United States Patent |
3,575,103 |
Charles |
April 13, 1971 |
REFUSE COMPACTION HANDLING EQUIPMENT UTILIZING FLUIDS UNDER LOW
PRESSURE
Abstract
A reference structure is adapted to be held in a substantially
fixed location while a movable, self supporting, fluid tight,
structure is variably positioned and expanded, at least in part, to
and from the reference structure to move a ram. The ram inturn
enters a receiving chamber to contact and compress refuse therein
and compressibly move the compacting refuse into a compaction
chamber. The ram moves as both fluid pressure generating and
regulating apparatus are operated to expand and then to retract the
self-supporting fluid tight structure. Various stages of
compression are undertaken, as necessary, when a variable position
reactive compression plate or baffle is sequentially moved away
from the receiving chamber to define different volume sizes of
temporary subcompartments within the compaction chamber which often
serves as an "on the spot" refuse container.
Inventors: |
Charles; Ray E. (Seattle,
WA) |
Family
ID: |
25031273 |
Appl.
No.: |
04/753,582 |
Filed: |
August 19, 1968 |
Current U.S.
Class: |
100/215; 92/47;
100/100; 100/244; 100/295; 100/52; 100/257; 141/73; 100/269.04;
100/229A |
Current CPC
Class: |
B30B
9/3042 (20130101) |
Current International
Class: |
B30B
9/30 (20060101); B30B 9/00 (20060101); B30b
015/30 () |
Field of
Search: |
;92/5,34,47,86
;141/71,73,80 ;138/125 ;29/454 ;117/138.8 ;214/38,82,518,41 ;220/93
;100/51,52,100,257,295,269,244,229,112,214,215,50,53 ;53/124 |
References Cited
[Referenced By]
U.S. Patent Documents
Primary Examiner: Wilhite; Billy J.
Claims
I claim:
1. A refuse compactor comprising a packer and a separable receiver,
said packer comprising a boxlike frame having a reciprocable ram
therein, a bellows-type ram actuator positioned between one wall of
said frame and said ram and connected to said wall and the back of
said ram, guide means on said frame for slidably positioning said
ram slightly above the floor of said frame, an opening in the top
of said frame for depositing refuse therein in front of said ram, a
discharge opening in a wall of said frame adjacent the front of
said ram, means to releasably connect the packer and the receiver,
said receiver having mounted therein a separable adjustably
positioned movable container, an opening in a wall of said receiver
whereby when the packer and receiver are connected refuse may be
packed from said packer through said receiver opening and into said
container.
2. A refuse compactor, as claimed in claim 1, comprising, in
addition, an air pump secured to the boxlike frame, conduits
connecting the air pump and the bellows-type ram actuator, and
control valves positioned in the conduits, and operated with the
air pump which then alternately and effectively serves as a
pressure source and as a vacuum inducer, respectively, expanding
and contracting the bellows-type ram actuator.

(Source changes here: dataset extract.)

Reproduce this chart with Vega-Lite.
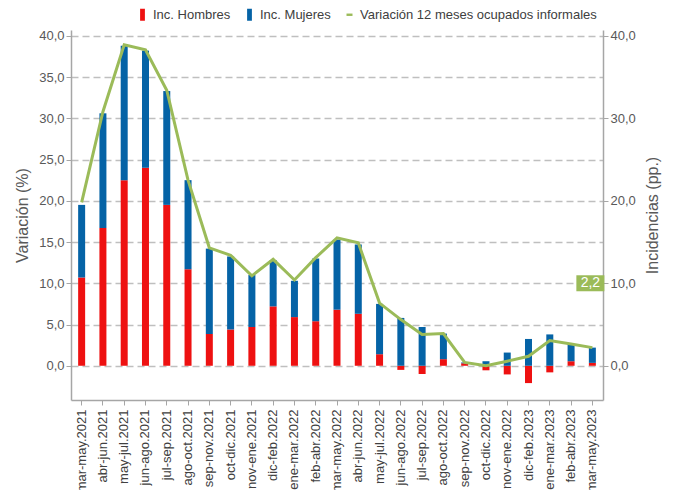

3. A refuse compactor, as claimed in claim 1, wherein the said
opening in the wall of said receiver is selectively closed by a
door equipped with an outward projecting means to be engaged by the
ram during a final compacting cycle, whereby the door moves into
closed position and upon subsequent separation of the receiver from
the packer, all the refuse remains within the receiver until it is
intentionally emptied.
Description
BACKGROUND
The removal of wastes from production areas and multiunit living
areas has required the selective nearby placement of large
containers into which refuse is placed. Presently such containers
when full, or nearly so, are carried away by trucks etc., or lifted
over trucks and dumped into them. The truck may have its
self-contained compaction equipment.
There remains, however, a requirement for compaction to occur
sooner than the arrival of a disposal truck. If compaction occurs
earlier, containers located in these critical waste collection
areas will hold greater quantities of refuse before it becomes
necessary to dump them, and/or provide additional containers.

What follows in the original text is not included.